HENRY: We'll go out to the garden. It is horribly hot in the
studio. Basil, let us have something iced to drink, something with
strawberries in it. Nothing can cure the soul but the senses, just as
nothing can cure the senses but the soul. Yes, that is one of the
great secrets of life-to cure the soul by means of the senses, and
the senses by means of the soul. You are a wonderful creation. You
know more than you think you know, just as you know less than you want
to know.

DORIAN: What can it matter?

HENRY: It should matter everything to you, Mr. Gray.


HENRY: Because you have the most marvelous youth, and youth is the
one thing worth having. There is nothing in the world like youth.

DORIAN: I don't feel it, Lord Henry.

HENRY: No, you don't feel it now. Some day, when you are old and
wrinkled and ugly, when thought has seared your forehead with its
lines, and passion branded your lips with its hideous fires, you will
feel it, you will feel it terribly. Now, wherever you go, you charm
the world. Will it always be so? ... You have a wonderfully
beautiful face, Mr. Gray. Don't frown. You have. And beauty is a
form of Genius-is higher, indeed, than Genius, as it needs no
explanation. It is one of the great facts of the world, like
sunlight, or spring-time, or the reflection in dark waters of that
silver shell we call the moon. Yes, Mr. Gray, the gods have been good
to you. But what the gods give they quickly take away. You have only
a few years in which to live really, perfectly, and fully.
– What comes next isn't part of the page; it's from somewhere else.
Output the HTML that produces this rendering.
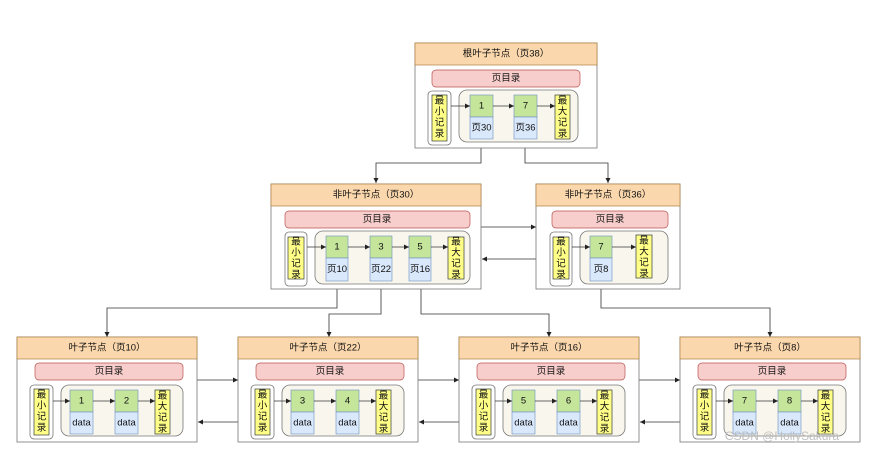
<!DOCTYPE html>
<html><head><meta charset="utf-8"><style>
html,body{margin:0;padding:0;background:#fff;width:873px;height:455px;overflow:hidden}
text{font-family:"Liberation Sans","Noto Sans CJK SC",sans-serif;font-size:9.5px;fill:#111;text-anchor:middle;dominant-baseline:central}
.h{fill:#fad7ac;stroke:#b08040;stroke-width:.7}
.b{fill:#fff;stroke:#777;stroke-width:.8}
.p{fill:#f8cecc;stroke:#b85450;stroke-width:.7}
.o{fill:#fff;stroke:#777;stroke-width:.8}
.y{fill:#ffff88;stroke:#36393d;stroke-width:.7}
.g{fill:#f9f7ed;stroke:#777;stroke-width:.8}
.k{fill:#c5e59b;stroke:#6c8ebf;stroke-width:.6}
.d{fill:#dae8fc;stroke:#6c8ebf;stroke-width:.6}
.l{stroke:#333;stroke-width:.8;fill:none}
</style></head><body>
<svg width="873" height="455" viewBox="0 0 873 455" xmlns="http://www.w3.org/2000/svg">
<defs><marker id="a" markerWidth="6" markerHeight="6" refX="5" refY="3" orient="auto" markerUnits="userSpaceOnUse"><path d="M0,0.5 L5,3 L0,5.5 Z" fill="#222"/></marker></defs>

<!-- connectors -->
<g class="l" marker-end="url(#a)">
<path d="M481,139 V163 H376 V183"/>
<path d="M525,139 V163 H608 V183"/>
<path d="M481,227 H536"/>
<path d="M536,259 H482"/>
<path d="M337,281 V308 H107 V337"/>
<path d="M381,281 V314 H329 V337"/>
<path d="M421,281 V314 H549 V337"/>
<path d="M601,281 V308 H770 V337"/>
<path d="M197,380 H238"/><path d="M238,422 H198"/>
<path d="M418,380 H459"/><path d="M459,422 H419"/>
<path d="M639,380 H680"/><path d="M680,422 H640"/>
</g>

<!-- root -->
<g>
<rect class="b" x="415" y="43" width="182" height="105"/>
<rect class="h" x="415" y="43" width="182" height="22"/>
<text x="506" y="54">根叶子节点（页38）</text>
<rect class="p" x="432" y="70" width="148" height="17" rx="4"/><text x="506" y="78.5">页目录</text>
<rect class="o" x="428" y="91" width="23" height="54" rx="4"/>
<rect class="y" x="432" y="95" width="15" height="46"/>
<text x="439.5" y="101">最</text><text x="439.5" y="112">小</text><text x="439.5" y="123">记</text><text x="439.5" y="134">录</text>
<rect class="g" x="459" y="90" width="119" height="52" rx="8"/>
<rect class="k" x="470" y="95" width="23" height="22"/><text x="481.5" y="106">1</text>
<rect class="d" x="470" y="117" width="23" height="22"/><text x="481.5" y="128">页30</text>
<rect class="k" x="514" y="95" width="23" height="22"/><text x="525.5" y="106">7</text>
<rect class="d" x="514" y="117" width="23" height="22"/><text x="525.5" y="128">页36</text>
<rect class="y" x="555" y="95" width="15" height="44"/>
<text x="562.5" y="101">最</text><text x="562.5" y="112">大</text><text x="562.5" y="123">记</text><text x="562.5" y="134">录</text>
<g class="l" marker-end="url(#a)"><path d="M451,106 H470"/><path d="M493,106 H514"/><path d="M537,106 H555"/></g>
</g>

<!-- non-leaf 30 -->
<g>
<rect class="b" x="271" y="184" width="210" height="105"/>
<rect class="h" x="271" y="184" width="210" height="22"/>
<text x="376" y="195">非叶子节点（页30）</text>
<rect class="p" x="285" y="211" width="185" height="17" rx="4"/><text x="377" y="219.5">页目录</text>
<rect class="o" x="285" y="232" width="22" height="54" rx="4"/>
<rect class="y" x="288" y="237" width="16" height="42"/>
<text x="296" y="242">最</text><text x="296" y="253">小</text><text x="296" y="264">记</text><text x="296" y="275">录</text>
<rect class="g" x="315" y="231" width="155" height="53" rx="8"/>
<rect class="k" x="326" y="236" width="22" height="22"/><text x="337" y="247">1</text>
<rect class="d" x="326" y="258" width="22" height="23"/><text x="337" y="269.5">页10</text>
<rect class="k" x="370" y="236" width="22" height="22"/><text x="381" y="247">3</text>
<rect class="d" x="370" y="258" width="22" height="23"/><text x="381" y="269.5">页22</text>
<rect class="k" x="409" y="236" width="22" height="22"/><text x="420" y="247">5</text>
<rect class="d" x="409" y="258" width="22" height="23"/><text x="420" y="269.5">页16</text>
<rect class="y" x="448" y="237" width="16" height="42"/>
<text x="456" y="242">最</text><text x="456" y="253">大</text><text x="456" y="264">记</text><text x="456" y="275">录</text>
<g class="l" marker-end="url(#a)"><path d="M307,247 H326"/><path d="M348,247 H370"/><path d="M392,247 H409"/><path d="M431,247 H448"/></g>
</g>

<!-- non-leaf 36 -->
<g>
<rect class="b" x="536" y="184" width="144" height="105"/>
<rect class="h" x="536" y="184" width="144" height="22"/>
<text x="608" y="195">非叶子节点（页36）</text>
<rect class="p" x="552" y="211" width="116" height="17" rx="4"/><text x="610" y="219.5">页目录</text>
<rect class="o" x="550" y="232" width="22" height="54" rx="4"/>
<rect class="y" x="553" y="237" width="16" height="42"/>
<text x="561" y="242">最</text><text x="561" y="253">小</text><text x="561" y="264">记</text><text x="561" y="275">录</text>
<rect class="g" x="580" y="231" width="88" height="53" rx="8"/>
<rect class="k" x="590" y="236" width="22" height="22"/><text x="601" y="247">7</text>
<rect class="d" x="590" y="258" width="22" height="23"/><text x="601" y="269.5">页8</text>
<rect class="y" x="636" y="235" width="16" height="43"/>
<text x="644" y="241">最</text><text x="644" y="252">大</text><text x="644" y="263">记</text><text x="644" y="274">录</text>
<g class="l" marker-end="url(#a)"><path d="M572,247 H590"/><path d="M612,247 H636"/></g>
</g>

<!-- leaves -->
<g transform="translate(17,337)">
<rect class="b" x="0" y="0" width="180" height="105"/><rect class="h" x="0" y="0" width="180" height="22"/>
<text x="90" y="11">叶子节点（页10）</text>
<rect class="p" x="18" y="26" width="148" height="17" rx="4"/><text x="92" y="34.5">页目录</text>
<rect class="o" x="13" y="48" width="23" height="54" rx="4"/><rect class="y" x="17" y="52" width="15" height="46"/>
<text x="24.5" y="58">最</text><text x="24.5" y="69">小</text><text x="24.5" y="80">记</text><text x="24.5" y="91">录</text>
<rect class="g" x="44" y="48" width="122" height="51" rx="8"/>
<rect class="k" x="53" y="53" width="23" height="22"/><text x="64.5" y="64">1</text>
<rect class="d" x="53" y="75" width="23" height="22"/><text x="64.5" y="86">data</text>
<rect class="k" x="98" y="53" width="23" height="22"/><text x="109.5" y="64">2</text>
<rect class="d" x="98" y="75" width="23" height="22"/><text x="109.5" y="86">data</text>
<rect class="y" x="138" y="53" width="15" height="44"/>
<text x="145.5" y="59">最</text><text x="145.5" y="70">大</text><text x="145.5" y="81">记</text><text x="145.5" y="92">录</text>
<g class="l" marker-end="url(#a)"><path d="M36,64 H53"/><path d="M76,64 H98"/><path d="M121,64 H138"/></g>
</g>
<g transform="translate(238,337)">
<rect class="b" x="0" y="0" width="180" height="105"/><rect class="h" x="0" y="0" width="180" height="22"/>
<text x="90" y="11">叶子节点（页22）</text>
<rect class="p" x="18" y="26" width="148" height="17" rx="4"/><text x="92" y="34.5">页目录</text>
<rect class="o" x="13" y="48" width="23" height="54" rx="4"/><rect class="y" x="17" y="52" width="15" height="46"/>
<text x="24.5" y="58">最</text><text x="24.5" y="69">小</text><text x="24.5" y="80">记</text><text x="24.5" y="91">录</text>
<rect class="g" x="44" y="48" width="122" height="51" rx="8"/>
<rect class="k" x="53" y="53" width="23" height="22"/><text x="64.5" y="64">3</text>
<rect class="d" x="53" y="75" width="23" height="22"/><text x="64.5" y="86">data</text>
<rect class="k" x="98" y="53" width="23" height="22"/><text x="109.5" y="64">4</text>
<rect class="d" x="98" y="75" width="23" height="22"/><text x="109.5" y="86">data</text>
<rect class="y" x="138" y="53" width="15" height="44"/>
<text x="145.5" y="59">最</text><text x="145.5" y="70">大</text><text x="145.5" y="81">记</text><text x="145.5" y="92">录</text>
<g class="l" marker-end="url(#a)"><path d="M36,64 H53"/><path d="M76,64 H98"/><path d="M121,64 H138"/></g>
</g>
<g transform="translate(459,337)">
<rect class="b" x="0" y="0" width="180" height="105"/><rect class="h" x="0" y="0" width="180" height="22"/>
<text x="90" y="11">叶子节点（页16）</text>
<rect class="p" x="18" y="26" width="148" height="17" rx="4"/><text x="92" y="34.5">页目录</text>
<rect class="o" x="13" y="48" width="23" height="54" rx="4"/><rect class="y" x="17" y="52" width="15" height="46"/>
<text x="24.5" y="58">最</text><text x="24.5" y="69">小</text><text x="24.5" y="80">记</text><text x="24.5" y="91">录</text>
<rect class="g" x="44" y="48" width="122" height="51" rx="8"/>
<rect class="k" x="53" y="53" width="23" height="22"/><text x="64.5" y="64">5</text>
<rect class="d" x="53" y="75" width="23" height="22"/><text x="64.5" y="86">data</text>
<rect class="k" x="98" y="53" width="23" height="22"/><text x="109.5" y="64">6</text>
<rect class="d" x="98" y="75" width="23" height="22"/><text x="109.5" y="86">data</text>
<rect class="y" x="138" y="53" width="15" height="44"/>
<text x="145.5" y="59">最</text><text x="145.5" y="70">大</text><text x="145.5" y="81">记</text><text x="145.5" y="92">录</text>
<g class="l" marker-end="url(#a)"><path d="M36,64 H53"/><path d="M76,64 H98"/><path d="M121,64 H138"/></g>
</g>
<g transform="translate(680,337)">
<rect class="b" x="0" y="0" width="180" height="105"/><rect class="h" x="0" y="0" width="180" height="22"/>
<text x="90" y="11">叶子节点（页8）</text>
<rect class="p" x="18" y="26" width="148" height="17" rx="4"/><text x="92" y="34.5">页目录</text>
<rect class="o" x="13" y="48" width="23" height="54" rx="4"/><rect class="y" x="17" y="52" width="15" height="46"/>
<text x="24.5" y="58">最</text><text x="24.5" y="69">小</text><text x="24.5" y="80">记</text><text x="24.5" y="91">录</text>
<rect class="g" x="44" y="48" width="122" height="51" rx="8"/>
<rect class="k" x="53" y="53" width="23" height="22"/><text x="64.5" y="64">7</text>
<rect class="d" x="53" y="75" width="23" height="22"/><text x="64.5" y="86">data</text>
<rect class="k" x="98" y="53" width="23" height="22"/><text x="109.5" y="64">8</text>
<rect class="d" x="98" y="75" width="23" height="22"/><text x="109.5" y="86">data</text>
<rect class="y" x="138" y="53" width="15" height="44"/>
<text x="145.5" y="59">最</text><text x="145.5" y="70">大</text><text x="145.5" y="81">记</text><text x="145.5" y="92">录</text>
<g class="l" marker-end="url(#a)"><path d="M36,64 H53"/><path d="M76,64 H98"/><path d="M121,64 H138"/></g>
</g>
<text x="782" y="436" style="font-size:12px;fill:#bbb;opacity:.9">CSDN @HollySakura</text>
</svg>
</body></html>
When your
youth goes, your beauty will go with it.

(Basil enters)

BASIL: And it is replaced in nature by wisdom, compassion, empathy,
and understanding. Things which cannot be reflected in a mirror.

HENRY: No, rather wrinkles, falling arches, faulty hearing, and
failing eye-sight. You will suddenly discover that there are no
triumphs left for you, or have to content yourself with those mean
triumphs that the memory of your past will make more bitter than

BASIL: Do come in. The light is quite perfect, and you can bring
your drinks.

HENRY: You are glad you have met me, are you not, Mr. Gray?

DORIAN: Yes, I am glad now. I wonder if I shall always be.

HENRY: Always! That is a dreadful word, always. It makes me
shudder when I hear it. Women are so fond of using it. They spoil
every romance by trying to make it last forever. The only difference
between a caprice and a life-long passion is that the caprice lasts a
little longer.

DORIAN: In that case, let our friendship be a caprice.

BASIL: It is quite finished!

HENRY: My dear fellow, I congratulate you. It is the finest
portrait of modern times. Mr. Gray, come over and look at yourself.

DORIAN: Is it really finished?

BASIL: Quite finished…. Don't you like it?

HENRY: Of course he likes it. Who wouldn't like it? It is one of
the greatest things in modern art. I will give you anything you ask
for it. I must have it.

BASIL: It is not my property, Harry

HENRY: Whose property is it?

BASIL: Dorian's, of course.

HENRY: He is a very lucky fellow.

DORIAN: How sad it is. I shall grow old, and horrible, and
dreadful. But this picture will remain always young. It will never
be older than this particular day in June.

BASIL: Day in June.

DORIAN: If it were only the other way! If it were I who was to be
always young, and the picture that was to grow old! For that-for
that-I would give everything! I would even give my soul!